═══ Exercise material

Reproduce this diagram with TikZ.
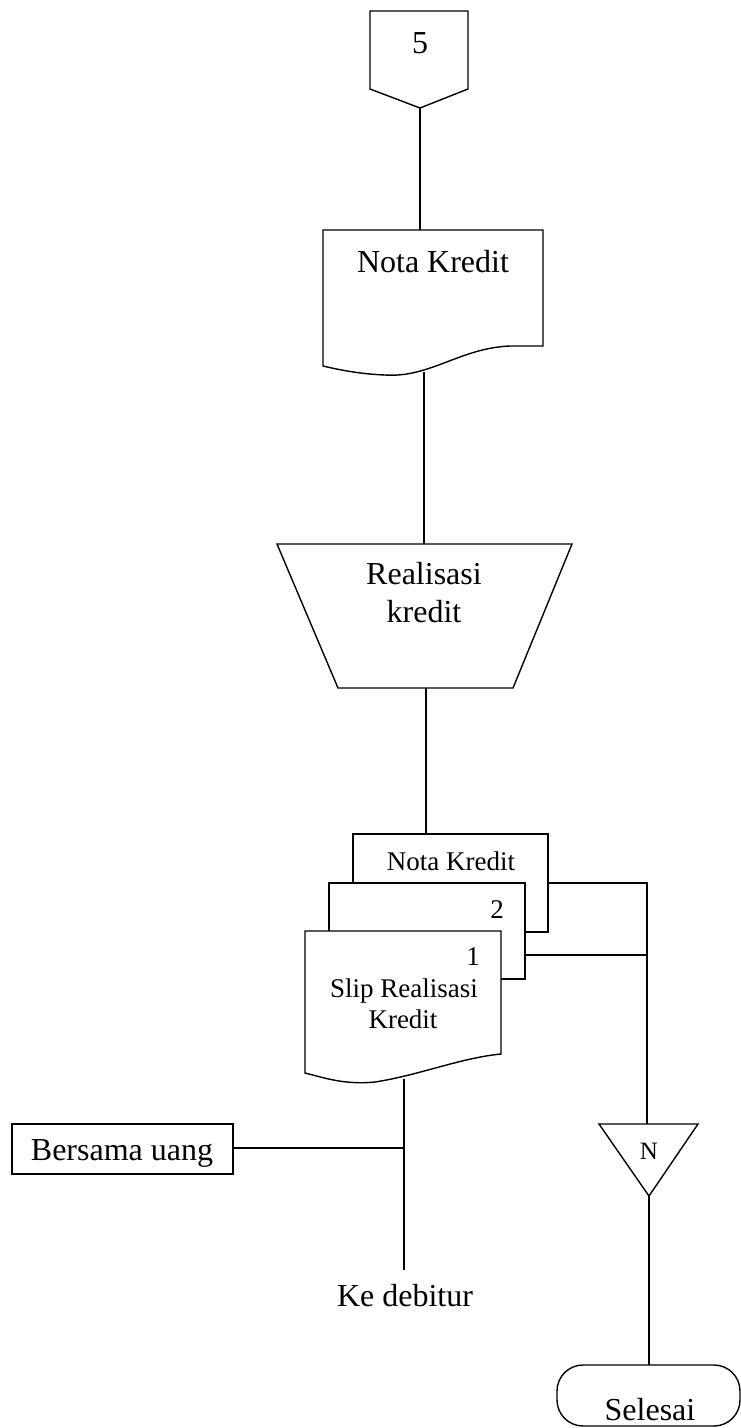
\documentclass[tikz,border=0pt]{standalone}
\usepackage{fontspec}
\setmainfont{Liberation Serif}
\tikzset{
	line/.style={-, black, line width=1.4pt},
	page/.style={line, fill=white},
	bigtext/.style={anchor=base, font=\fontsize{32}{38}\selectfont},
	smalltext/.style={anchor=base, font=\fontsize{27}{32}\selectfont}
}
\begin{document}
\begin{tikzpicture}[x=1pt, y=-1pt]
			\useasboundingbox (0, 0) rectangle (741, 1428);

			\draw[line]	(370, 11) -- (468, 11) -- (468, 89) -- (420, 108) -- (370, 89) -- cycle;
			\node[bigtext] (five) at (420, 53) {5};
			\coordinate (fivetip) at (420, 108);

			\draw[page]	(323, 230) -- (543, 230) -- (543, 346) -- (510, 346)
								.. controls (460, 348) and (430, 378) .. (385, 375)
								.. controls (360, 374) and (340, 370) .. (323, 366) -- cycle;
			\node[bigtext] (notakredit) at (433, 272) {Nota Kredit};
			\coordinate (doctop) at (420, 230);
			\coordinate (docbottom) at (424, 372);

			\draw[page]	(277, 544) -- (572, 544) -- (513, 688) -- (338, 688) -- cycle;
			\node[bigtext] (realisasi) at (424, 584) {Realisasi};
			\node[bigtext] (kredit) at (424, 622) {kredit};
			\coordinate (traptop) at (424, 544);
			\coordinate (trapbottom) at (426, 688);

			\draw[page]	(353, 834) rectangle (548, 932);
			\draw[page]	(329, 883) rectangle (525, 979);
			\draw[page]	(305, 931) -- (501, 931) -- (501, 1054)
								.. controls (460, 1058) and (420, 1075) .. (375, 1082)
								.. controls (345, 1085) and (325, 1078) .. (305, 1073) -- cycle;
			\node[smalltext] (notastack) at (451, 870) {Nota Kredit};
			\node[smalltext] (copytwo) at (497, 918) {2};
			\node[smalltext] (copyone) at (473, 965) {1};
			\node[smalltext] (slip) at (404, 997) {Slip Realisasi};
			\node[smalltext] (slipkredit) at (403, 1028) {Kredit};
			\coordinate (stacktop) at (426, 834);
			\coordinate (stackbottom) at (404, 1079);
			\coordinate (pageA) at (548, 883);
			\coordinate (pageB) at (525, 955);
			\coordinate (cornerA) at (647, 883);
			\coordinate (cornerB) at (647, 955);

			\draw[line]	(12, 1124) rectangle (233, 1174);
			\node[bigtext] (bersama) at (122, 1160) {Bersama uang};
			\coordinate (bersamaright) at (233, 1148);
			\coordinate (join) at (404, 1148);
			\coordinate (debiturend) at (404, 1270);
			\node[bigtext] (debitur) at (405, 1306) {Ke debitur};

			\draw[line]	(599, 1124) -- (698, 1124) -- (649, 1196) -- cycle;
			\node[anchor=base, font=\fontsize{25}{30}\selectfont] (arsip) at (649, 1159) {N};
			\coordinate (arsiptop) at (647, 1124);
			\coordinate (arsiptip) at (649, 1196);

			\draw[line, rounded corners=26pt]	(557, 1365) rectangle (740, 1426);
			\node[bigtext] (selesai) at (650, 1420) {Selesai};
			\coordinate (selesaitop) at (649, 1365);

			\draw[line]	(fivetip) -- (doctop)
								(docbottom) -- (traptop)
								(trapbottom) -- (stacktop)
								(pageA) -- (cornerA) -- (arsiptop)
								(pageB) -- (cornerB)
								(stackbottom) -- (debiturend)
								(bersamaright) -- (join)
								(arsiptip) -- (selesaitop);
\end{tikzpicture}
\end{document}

══════
═══ Exercise material

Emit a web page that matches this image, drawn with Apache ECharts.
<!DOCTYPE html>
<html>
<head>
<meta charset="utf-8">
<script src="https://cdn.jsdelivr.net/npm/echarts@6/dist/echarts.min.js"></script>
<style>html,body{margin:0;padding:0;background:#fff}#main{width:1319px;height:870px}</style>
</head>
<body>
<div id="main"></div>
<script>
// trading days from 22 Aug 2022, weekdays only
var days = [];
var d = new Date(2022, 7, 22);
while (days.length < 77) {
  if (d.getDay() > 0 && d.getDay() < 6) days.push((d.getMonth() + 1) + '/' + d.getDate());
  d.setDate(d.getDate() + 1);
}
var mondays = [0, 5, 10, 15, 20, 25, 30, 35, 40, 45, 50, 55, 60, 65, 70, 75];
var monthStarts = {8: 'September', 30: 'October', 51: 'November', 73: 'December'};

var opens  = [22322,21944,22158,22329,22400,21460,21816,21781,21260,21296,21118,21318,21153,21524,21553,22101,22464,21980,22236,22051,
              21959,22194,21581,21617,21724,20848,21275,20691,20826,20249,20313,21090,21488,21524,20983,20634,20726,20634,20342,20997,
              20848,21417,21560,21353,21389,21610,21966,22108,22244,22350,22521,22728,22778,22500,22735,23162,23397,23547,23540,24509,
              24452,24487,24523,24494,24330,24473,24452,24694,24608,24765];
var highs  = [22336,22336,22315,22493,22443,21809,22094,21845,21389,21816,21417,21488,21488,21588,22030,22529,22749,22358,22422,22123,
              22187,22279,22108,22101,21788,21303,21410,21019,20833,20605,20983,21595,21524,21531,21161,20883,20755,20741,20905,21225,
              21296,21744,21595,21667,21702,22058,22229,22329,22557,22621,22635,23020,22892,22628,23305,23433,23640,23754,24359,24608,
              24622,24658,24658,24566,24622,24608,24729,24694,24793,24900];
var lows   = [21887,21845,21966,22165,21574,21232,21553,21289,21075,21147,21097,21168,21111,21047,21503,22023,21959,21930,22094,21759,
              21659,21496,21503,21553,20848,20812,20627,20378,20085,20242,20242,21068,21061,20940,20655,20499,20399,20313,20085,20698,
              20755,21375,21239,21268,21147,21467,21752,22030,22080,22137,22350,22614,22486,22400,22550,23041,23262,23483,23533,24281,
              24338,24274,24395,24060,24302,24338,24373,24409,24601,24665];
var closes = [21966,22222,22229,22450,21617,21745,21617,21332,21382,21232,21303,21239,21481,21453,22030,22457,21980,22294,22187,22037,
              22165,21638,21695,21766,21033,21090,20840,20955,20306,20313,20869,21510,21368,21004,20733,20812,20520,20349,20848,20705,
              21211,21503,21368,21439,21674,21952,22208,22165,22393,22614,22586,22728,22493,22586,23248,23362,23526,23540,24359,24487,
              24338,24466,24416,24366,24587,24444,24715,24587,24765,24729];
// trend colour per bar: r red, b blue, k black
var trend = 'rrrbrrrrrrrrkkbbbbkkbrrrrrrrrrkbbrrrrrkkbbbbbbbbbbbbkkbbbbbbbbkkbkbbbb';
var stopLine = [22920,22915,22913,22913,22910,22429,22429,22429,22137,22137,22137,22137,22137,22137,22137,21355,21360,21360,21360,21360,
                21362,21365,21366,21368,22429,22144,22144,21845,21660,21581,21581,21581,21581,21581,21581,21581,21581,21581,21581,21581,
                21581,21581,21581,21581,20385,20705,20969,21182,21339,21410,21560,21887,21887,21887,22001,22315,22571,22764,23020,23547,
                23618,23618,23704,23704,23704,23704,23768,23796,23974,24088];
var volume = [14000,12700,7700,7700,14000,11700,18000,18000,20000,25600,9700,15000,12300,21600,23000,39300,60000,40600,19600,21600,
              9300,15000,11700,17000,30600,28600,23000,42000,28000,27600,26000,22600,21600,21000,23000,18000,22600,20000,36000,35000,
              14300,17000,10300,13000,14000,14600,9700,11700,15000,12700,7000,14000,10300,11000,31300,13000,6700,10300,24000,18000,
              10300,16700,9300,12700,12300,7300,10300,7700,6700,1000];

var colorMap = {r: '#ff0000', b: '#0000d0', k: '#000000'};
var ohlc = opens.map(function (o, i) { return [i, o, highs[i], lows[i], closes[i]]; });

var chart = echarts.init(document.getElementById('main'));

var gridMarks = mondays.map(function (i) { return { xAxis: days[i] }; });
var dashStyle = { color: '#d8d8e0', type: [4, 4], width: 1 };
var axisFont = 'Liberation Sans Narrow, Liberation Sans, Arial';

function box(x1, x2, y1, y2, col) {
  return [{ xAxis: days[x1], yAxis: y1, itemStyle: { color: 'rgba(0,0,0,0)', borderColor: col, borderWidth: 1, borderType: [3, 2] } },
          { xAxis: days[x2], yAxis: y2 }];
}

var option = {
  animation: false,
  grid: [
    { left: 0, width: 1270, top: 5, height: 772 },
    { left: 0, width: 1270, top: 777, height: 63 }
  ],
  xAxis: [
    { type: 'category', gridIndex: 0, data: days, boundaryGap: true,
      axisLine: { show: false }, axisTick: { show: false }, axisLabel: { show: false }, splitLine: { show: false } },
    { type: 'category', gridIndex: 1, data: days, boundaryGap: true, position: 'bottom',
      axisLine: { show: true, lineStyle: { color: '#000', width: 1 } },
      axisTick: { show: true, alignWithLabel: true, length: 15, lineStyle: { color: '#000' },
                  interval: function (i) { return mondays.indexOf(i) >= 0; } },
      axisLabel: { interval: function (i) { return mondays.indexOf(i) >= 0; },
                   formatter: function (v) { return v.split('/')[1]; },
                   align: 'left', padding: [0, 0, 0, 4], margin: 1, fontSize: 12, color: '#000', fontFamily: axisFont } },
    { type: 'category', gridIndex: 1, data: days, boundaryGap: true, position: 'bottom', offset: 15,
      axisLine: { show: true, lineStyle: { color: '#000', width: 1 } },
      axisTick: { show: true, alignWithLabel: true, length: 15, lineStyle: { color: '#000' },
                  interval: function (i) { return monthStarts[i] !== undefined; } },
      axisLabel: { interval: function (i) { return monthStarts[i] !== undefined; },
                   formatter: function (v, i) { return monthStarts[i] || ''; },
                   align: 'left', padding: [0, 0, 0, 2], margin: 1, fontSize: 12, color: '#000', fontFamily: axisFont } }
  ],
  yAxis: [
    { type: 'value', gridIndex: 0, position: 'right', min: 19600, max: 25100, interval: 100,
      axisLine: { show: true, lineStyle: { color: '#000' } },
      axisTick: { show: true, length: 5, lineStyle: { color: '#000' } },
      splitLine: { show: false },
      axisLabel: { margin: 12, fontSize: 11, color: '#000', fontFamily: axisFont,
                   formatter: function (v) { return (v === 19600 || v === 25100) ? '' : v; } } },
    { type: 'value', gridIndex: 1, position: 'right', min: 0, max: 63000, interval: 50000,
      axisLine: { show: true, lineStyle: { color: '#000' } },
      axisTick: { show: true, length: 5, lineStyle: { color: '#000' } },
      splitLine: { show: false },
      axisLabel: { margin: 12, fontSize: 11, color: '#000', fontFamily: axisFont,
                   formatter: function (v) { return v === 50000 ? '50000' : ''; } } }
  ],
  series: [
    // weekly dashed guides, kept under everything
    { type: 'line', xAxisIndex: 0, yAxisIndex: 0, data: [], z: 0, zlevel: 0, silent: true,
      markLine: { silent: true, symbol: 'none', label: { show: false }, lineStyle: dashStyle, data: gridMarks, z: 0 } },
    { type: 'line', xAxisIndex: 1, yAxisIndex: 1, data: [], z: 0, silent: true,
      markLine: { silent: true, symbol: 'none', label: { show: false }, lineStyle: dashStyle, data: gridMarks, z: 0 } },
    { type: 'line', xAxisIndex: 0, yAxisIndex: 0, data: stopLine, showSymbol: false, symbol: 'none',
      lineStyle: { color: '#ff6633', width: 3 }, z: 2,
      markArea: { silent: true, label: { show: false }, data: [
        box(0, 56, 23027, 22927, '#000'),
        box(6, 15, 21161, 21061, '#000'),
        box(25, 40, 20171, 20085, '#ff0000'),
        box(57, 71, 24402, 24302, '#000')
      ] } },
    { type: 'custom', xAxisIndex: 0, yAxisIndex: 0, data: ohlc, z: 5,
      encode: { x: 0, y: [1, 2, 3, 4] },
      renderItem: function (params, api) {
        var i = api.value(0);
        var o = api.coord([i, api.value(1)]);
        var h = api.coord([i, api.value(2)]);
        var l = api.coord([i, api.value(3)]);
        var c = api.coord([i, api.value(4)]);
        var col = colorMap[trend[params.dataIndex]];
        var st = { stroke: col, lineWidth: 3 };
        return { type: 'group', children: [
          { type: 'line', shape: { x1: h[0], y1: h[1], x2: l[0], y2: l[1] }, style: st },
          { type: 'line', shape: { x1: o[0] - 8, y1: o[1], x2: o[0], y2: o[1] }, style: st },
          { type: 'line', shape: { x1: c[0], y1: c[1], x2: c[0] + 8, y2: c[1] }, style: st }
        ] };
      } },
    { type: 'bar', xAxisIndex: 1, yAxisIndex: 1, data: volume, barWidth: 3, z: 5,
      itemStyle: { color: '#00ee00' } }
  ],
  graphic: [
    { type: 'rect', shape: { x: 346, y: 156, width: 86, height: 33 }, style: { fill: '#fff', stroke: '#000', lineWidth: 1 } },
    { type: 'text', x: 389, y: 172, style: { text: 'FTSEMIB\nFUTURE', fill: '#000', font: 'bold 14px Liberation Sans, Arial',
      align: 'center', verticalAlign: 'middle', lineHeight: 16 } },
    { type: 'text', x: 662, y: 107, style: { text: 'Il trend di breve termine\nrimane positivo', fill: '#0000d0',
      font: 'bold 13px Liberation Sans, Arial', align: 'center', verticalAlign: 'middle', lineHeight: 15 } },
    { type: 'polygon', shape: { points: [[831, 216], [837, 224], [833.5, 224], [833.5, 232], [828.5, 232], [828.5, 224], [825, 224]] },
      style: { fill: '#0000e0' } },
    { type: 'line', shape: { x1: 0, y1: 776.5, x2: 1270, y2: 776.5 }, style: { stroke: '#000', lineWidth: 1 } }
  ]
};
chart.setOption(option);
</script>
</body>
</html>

══════
═══ Exercise material

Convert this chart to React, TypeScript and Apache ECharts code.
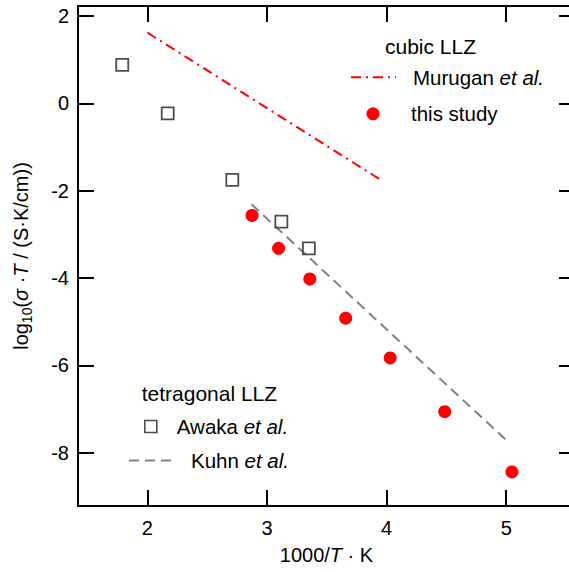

══════

Exercise brief
Return exactly the lines from the one with "Reproduce this diagram with TikZ." to the one with "rectangle (741, 1428);", inclusive, and nothing else; skip the pictures.

Final answer
Reproduce this diagram with TikZ.
\documentclass[tikz,border=0pt]{standalone}
\usepackage{fontspec}
\setmainfont{Liberation Serif}
\tikzset{
	line/.style={-, black, line width=1.4pt},
	page/.style={line, fill=white},
	bigtext/.style={anchor=base, font=\fontsize{32}{38}\selectfont},
	smalltext/.style={anchor=base, font=\fontsize{27}{32}\selectfont}
}
\begin{document}
\begin{tikzpicture}[x=1pt, y=-1pt]
			\useasboundingbox (0, 0) rectangle (741, 1428);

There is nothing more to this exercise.